New accounting pronouncements

New accounting pronouncements

 

The Company is an “emerging growth company,” as defined in Section 2(a) of the Securities Act, as modified by the Jumpstart Our Business Startups Act of 2012 (the “JOBS Act”), and it may take advantage of certain exemptions from various reporting requirements that are applicable to other public companies that are not emerging growth companies. Section 102(b)(1) of the JOBS Act exempts emerging growth companies from being required to comply with new or revised financial accounting standards until private companies (that is, those that have not had a Securities Act registration statement declared effective or do not have a class of securities registered under the Exchange Act) are required to comply with the new or revised financial accounting standards. The JOBS Act provides that an emerging growth company can elect to opt out of the extended transition period and comply with the requirements that apply to non-emerging growth companies but any such election to opt out is irrevocable. The Company has elected not to opt out of such extended transition period which means that when a standard is issued or revised and it has different application dates for public or private companies, the Company, as an emerging growth company, can adopt the new or revised standard at the time private companies adopt the new or revised standard.

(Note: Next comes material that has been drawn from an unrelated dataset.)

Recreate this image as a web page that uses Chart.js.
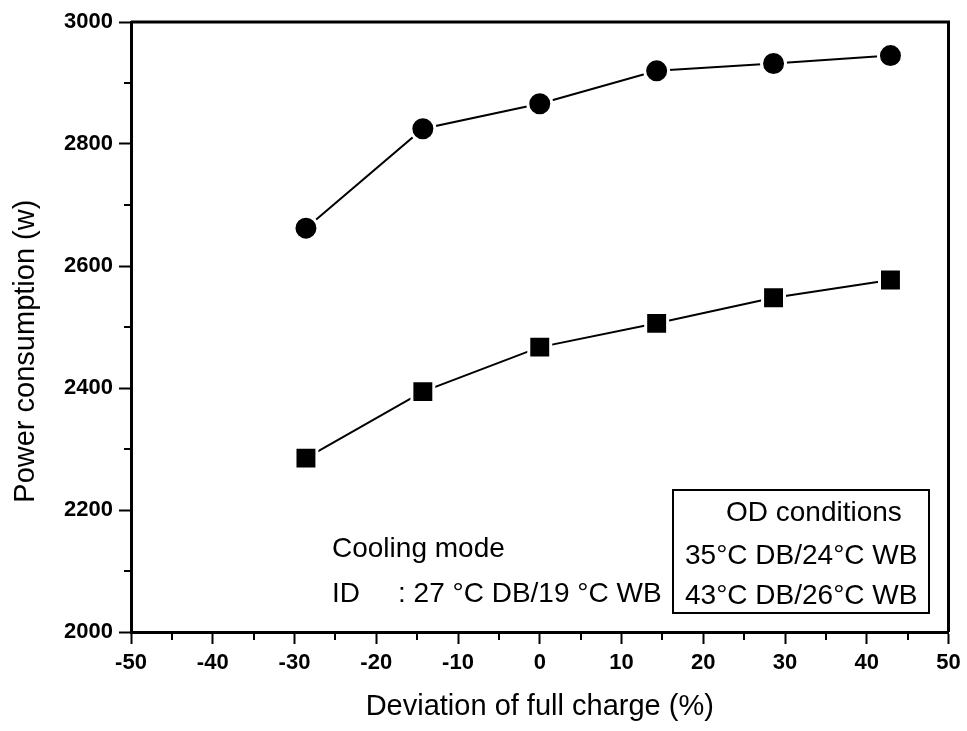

This may make comparison of the Company’s consolidated financial statements with another public company, which is neither an emerging growth company nor an emerging growth company that has opted out of using the extended transition period, difficult or impossible because of the potential differences in accounting standards used.

 

Pronouncements adopted in 2024

 

None.

 

Pronouncements not yet adopted

 

In November 2023, the FASB issued ASU 2023-07, Segment Reporting (Topic 280): Improvements to Reportable Segment Disclosures. This ASU was issued to improve reportable segment disclosure requirements, primarily through enhanced disclosures about significant segment expenses. This guidance applies to all public entities that are required to report segment information in accordance with Topic 280, Segment Reporting. ASU 2023-07 is effective for fiscal years beginning after December 15, 2023, and interim periods within fiscal years beginning after December 15, 2024. Early adoption is permitted and the guidance should be applied retrospectively. ASU 2023-07 will be effective for the Company for the annual period of its fiscal year ending December 31, 2024. The Company does not anticipate the adoption of this guidance will have a material impact on its condensed consolidated financial statements.

 

In December 2023, the FASB issued ASU 2023-09, Income Taxes (Topic 740): Improvements to Income Tax Disclosures. This ASU was issued to address investor requests for more transparency about income tax information through improvements to income tax disclosure primarily related to the rate reconciliation and income taxes paid information, and to improve the effectiveness of income tax disclosures. This guidance is effective for public entities for annual periods beginning after December 15, 2024. Early adoption is permitted. ASU 2023-09 will be effective for the Company in the first quarter of its fiscal year ending December 31, 2025. The Company is currently evaluating the impact the adoption of this guidance will have on its condensed consolidated financial statements.

 

In November 2024, the FASB issued ASU 2024-03, Income Statement – Reporting Comprehensive Income – Expense Disaggregation Disclosures (Topic 220): Disaggregation of Income Statement Expenses. This guidance requires additional disclosure of certain amounts included in the expense captions presented on the Statement of Operations as well as disclosures about selling expenses. The ASU is effective on a prospective basis, with the option for retrospective application, for annual periods beginning after December 15, 2026, and interim reporting periods beginning after December 15, 2027. Early adoption is permitted. The Company is currently evaluating the impact the adoption of this guidance will have on its condensed consolidated financial statements and related disclosures.